In search of the American dream, Iranian native Markos Baghdasarian left Armenia years ago and immigrated to the United States.
With a doctorate in education, he began washing dishes in the U.S. and eventually worked his way up the corporate ladder of an Atlanta automotive body-filler manufacturing company. He went on to head up the Delfin Group USA, a lubricant blending and packaging facility in North Charleston.
Along the way, amid his successes, friends and family said that Baghdasarian selflessly helped others, displaying exemplary character, philanthropy and a strong work ethic before making, admittedly, the biggest mistake of his life in 2010.
It was difficult for many who know him to believe that the 49-year-old Georgia man violated the long-standing U.S. trade embargo with Iran and shipped $2 million worth of his company’s oil lubricants to the sanctioned Middle Eastern country.
Baghdasarian did so, federal prosecutors said, as part of an elaborate scheme to outsmart the U.S. government, tap an untapped market in Iran and make some money from a country that was off-limits to many of his competitors.
He pleaded guilty to the charges two days into his December trial, and on Wednesday a judge sentenced him to serve three years in prison for his crime.
U.S. District Judge Richard Gergel called Baghdasarian’s violations a very serious offense.
Assistant U.S. Attorney Rhett DeHart told the judge during the sentencing hearing that the shipments were not a “one-time deal.” Had a whistle-blower not turned him in to authorities, Baghdasarian would still likely be exporting his goods to Iran, he said.
“It’s clear that he had every intention in the world to sell them in the future,” DeHart said.
DeHart also pointed out that they don’t think that Baghdasarian’s motives were political. “We’re not suggesting for a second that he was trying to help the government,” he said.

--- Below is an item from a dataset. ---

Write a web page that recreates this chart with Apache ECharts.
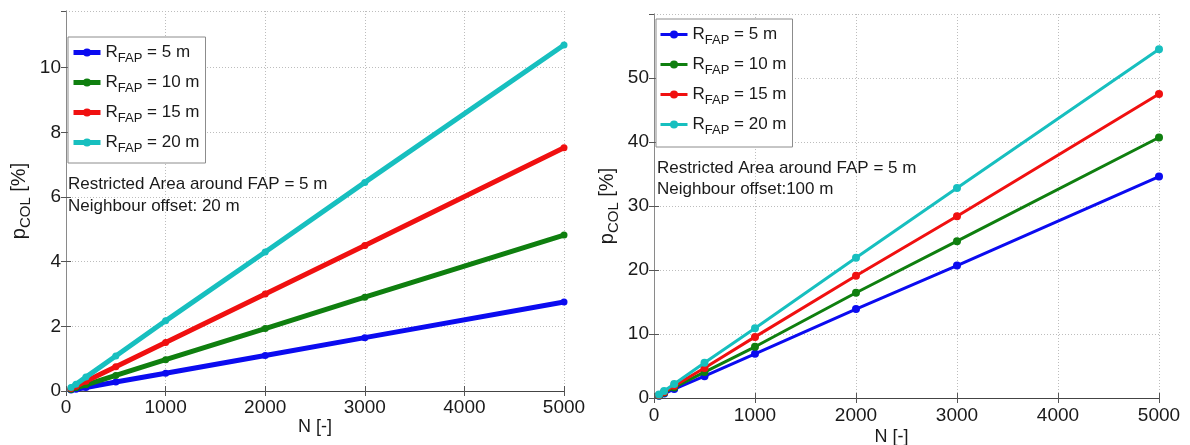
<!DOCTYPE html>
<html>
<head>
<meta charset="utf-8">
<script src="https://cdn.jsdelivr.net/npm/echarts@6/dist/echarts.min.js"></script>
<style>
html, body { margin: 0; padding: 0; background: #fff; }
#chart { width: 1190px; height: 445px; }
</style>
</head>
<body>
<div id="chart"></div>
<script>
// Number of nodes N on the x axis
const nValues = [50, 100, 200, 500, 1000, 2000, 3000, 5000];
const xTicks = [0, 1000, 2000, 3000, 4000, 5000];
const radii = ['5', '10', '15', '20'];
const colors = ['#0b0bf0', '#0f7f0f', '#f01010', '#17bfbf'];

// Collision probability [%], neighbour offset 20 m
const off20_r5  = [0.03, 0.055, 0.11, 0.28, 0.55, 1.10, 1.65, 2.75];
const off20_r10 = [0.05, 0.10, 0.19, 0.48, 0.97, 1.93, 2.90, 4.82];
const off20_r15 = [0.075, 0.15, 0.30, 0.75, 1.50, 3.00, 4.50, 7.52];
const off20_r20 = [0.11, 0.21, 0.43, 1.08, 2.17, 4.30, 6.45, 10.70];

// Collision probability [%], neighbour offset 100 m
const off100_r5  = [0.35, 0.70, 1.40, 3.40, 6.90, 13.90, 20.70, 34.60];
const off100_r10 = [0.41, 0.82, 1.65, 4.05, 8.00, 16.45, 24.50, 40.70];
const off100_r15 = [0.48, 0.95, 1.90, 4.70, 9.55, 19.10, 28.40, 47.50];
const off100_r20 = [0.55, 1.10, 2.20, 5.50, 10.90, 21.90, 32.80, 54.50];

const leftSets = [off20_r5, off20_r10, off20_r15, off20_r20];
const rightSets = [off100_r5, off100_r10, off100_r15, off100_r20];

const FONT = "'Liberation Sans', Arial, Helvetica, sans-serif";
const TXT = '#1a1a1a';

const chart = echarts.init(document.getElementById('chart'), null, { renderer: 'canvas' });

function pairs(vals) { return nValues.map((n, i) => [n, vals[i]]); }

const legendLabel = {};
function makeSeries(sets, prefix, gridIdx, width, symSize) {
  return sets.map((vals, i) => {
    const name = prefix + radii[i];
    legendLabel[name] = radii[i];
    return {
      name: name,
      type: 'line',
      xAxisIndex: gridIdx * 2,
      yAxisIndex: gridIdx * 2,
      data: pairs(vals),
      symbol: 'circle',
      symbolSize: symSize,
      showSymbol: true,
      color: colors[i],
      lineStyle: { width: width, color: colors[i] },
      itemStyle: { color: colors[i] },
      animation: false,
      z: 3 + i
    };
  });
}

const seriesLeft = makeSeries(leftSets, 'a', 0, 5, 7);
const seriesRight = makeSeries(rightSets, 'b', 1, 3, 8);

function xAxes(gridIndex, labelMargin, nameGap, namePad) {
  return [
    {
      type: 'value', gridIndex: gridIndex, position: 'bottom',
      min: xTicks[0], max: xTicks[xTicks.length - 1], interval: 1000,
      axisLine: { show: true, lineStyle: { color: '#8a8a8a', width: 1 } },
      axisTick: { show: true, inside: true, length: 5, lineStyle: { color: '#555' } },
      axisLabel: { color: TXT, fontFamily: FONT, fontSize: 19, margin: labelMargin, formatter: v => String(v) },
      splitLine: { show: true, lineStyle: { color: '#bdbdbd', type: [1, 2], width: 1 } },
      name: 'N [-]', nameLocation: 'middle', nameGap: nameGap, nameMoveOverlap: false,
      nameTextStyle: { color: TXT, fontFamily: FONT, fontSize: 18, padding: [0, namePad, 0, 0] }
    },
    {
      type: 'value', gridIndex: gridIndex, position: 'top',
      min: xTicks[0], max: xTicks[xTicks.length - 1], interval: 1000,
      axisLine: { show: true, lineStyle: { color: '#444', width: 1 } },
      axisTick: { show: true, inside: true, length: 5, lineStyle: { color: '#555' } },
      axisLabel: { show: false },
      splitLine: { show: false }
    }
  ];
}

function yAxes(gridIndex, max, interval, gap) {
  return [
    {
      type: 'value', gridIndex: gridIndex, position: 'left',
      min: 0, max: max, interval: interval,
      axisLine: { show: true, lineStyle: { color: '#a0a0a0', width: 1 } },
      axisTick: { show: true, inside: true, length: 5, lineStyle: { color: '#555' } },
      axisLabel: {
        color: TXT, fontFamily: FONT, fontSize: 19, margin: 5,
        showMaxLabel: false,
        formatter: v => (Math.abs(v / interval - Math.round(v / interval)) < 1e-6 ? String(v) : '')
      },
      splitLine: { show: true, lineStyle: { color: '#bdbdbd', type: [1, 2], width: 1 } },
      name: '{p|p}{s|COL}{p| [%]}', nameLocation: 'middle', nameGap: gap, nameRotate: 90,
      nameTextStyle: {
        color: TXT, fontFamily: FONT, fontSize: 20,
        rich: {
          p: { fontFamily: FONT, fontSize: 20, color: TXT, lineHeight: 22 },
          s: { fontFamily: FONT, fontSize: 15, color: TXT, lineHeight: 16, padding: [14, 0, 0, 0] }
        }
      }
    },
    {
      type: 'value', gridIndex: gridIndex, position: 'right',
      min: 0, max: max, interval: interval,
      axisLine: { show: true, lineStyle: { color: '#8a8a8a', width: 1 } },
      axisTick: { show: true, inside: true, length: 5, lineStyle: { color: '#555' } },
      axisLabel: { show: false },
      splitLine: { show: false }
    }
  ];
}

function legendFor(seriesList, left, top, gap, padBottom) {
  return {
    show: true,
    data: seriesList.map(s => s.name),
    orient: 'vertical',
    left: left, top: top,
    backgroundColor: '#fff',
    borderColor: '#8c8c8c', borderWidth: 1, borderRadius: 0,
    padding: [3, 6, padBottom, 3],
    itemGap: gap,
    itemWidth: 27, itemHeight: 10,
    selectedMode: false,
    lineStyle: { width: 'inherit' },
    formatter: name => '{r|R}{s|FAP}{r| = ' + legendLabel[name] + ' m}',
    textStyle: {
      color: TXT, fontFamily: FONT, fontSize: 17,
      rich: {
        r: { fontFamily: FONT, fontSize: 17, color: TXT, lineHeight: 19 },
        s: { fontFamily: FONT, fontSize: 13, color: TXT, lineHeight: 14, padding: [12, 0, 0, 0] }
      }
    }
  };
}

function note(x, y, text) {
  return {
    type: 'text', left: x, top: y, z: 100,
    style: { text: text, fill: TXT, font: '17px ' + FONT, verticalAlign: 'top' }
  };
}

const option = {
  backgroundColor: '#fff',
  animation: false,
  grid: [
    { left: 66, right: 1190 - 564, top: 11, bottom: 445 - 391, containLabel: false, outerBoundsMode: 'none' },
    { left: 654, right: 1190 - 1159, top: 14, bottom: 445 - 398, containLabel: false, outerBoundsMode: 'none' }
  ],
  xAxis: [...xAxes(0, 7, 27, 0), ...xAxes(1, 8, 30, 30)],
  yAxis: [...yAxes(0, 11.75, 2, 36), ...yAxes(1, 60, 10, 36)],
  legend: [
    legendFor(seriesLeft, 68, 37, 5, 8),
    legendFor(seriesRight, 656, 19, 5, 10)
  ],
  graphic: [
    note(68, 176, 'Restricted Area around FAP = 5 m'),
    note(68, 198, 'Neighbour offset: 20 m'),
    note(657, 160, 'Restricted Area around FAP = 5 m'),
    note(657, 181, 'Neighbour offset:100 m')
  ],
  series: [...seriesLeft, ...seriesRight]
};

chart.setOption(option);
</script>
</body>
</html>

But the shipments clearly violated an embargo that’s meant to maintain peace, prosecutors said. Gergel agreed.
“Clearly, this was important to the Iranians,” Gergel said, based on information he read in emails between the co-conspirators and Baghdasarian.
The embargo against Iran was put into place in 1995 by President Bill Clinton to curb Iran from acquiring or developing nuclear weapons and includes trade and investment sanctions.
Baghdasarian first shipped the items to Dubai in the United Arab Emirates, where the goods were repackaged, placed in new containers and shipped to Iran, prosecutors said during the December trial.
Baghdasarian lied on shipping documents and routed payments through Dubai, prosecutors said.
During Wednesday’s hearing, three rows of friends and family packed the downtown Charleston courtroom. Seven addressed the court, including Pat Formica, the former president of Bondo, where Baghdasarian began his career.
“It seems so atypical of his history,” he told the judge. “It’s uncharacteristic.”
Gergel asked Baghdasarian why he would risk so much. He answered: “I think too much work, too much responsibility,” and pressure upon him, he said.
Gergel said the 36-month prison sentence balances his character traits against the severity of the crime. The judge also wanted to deter other business men and women from doing the same.
Baghdasarian could have faced nearly five years behind bars if Gergel had chosen to hand down the maximum punishment.
“This is a hard case,” DeHart said in court. “It’s a lot easier to prosecute a bad person versus a good person.”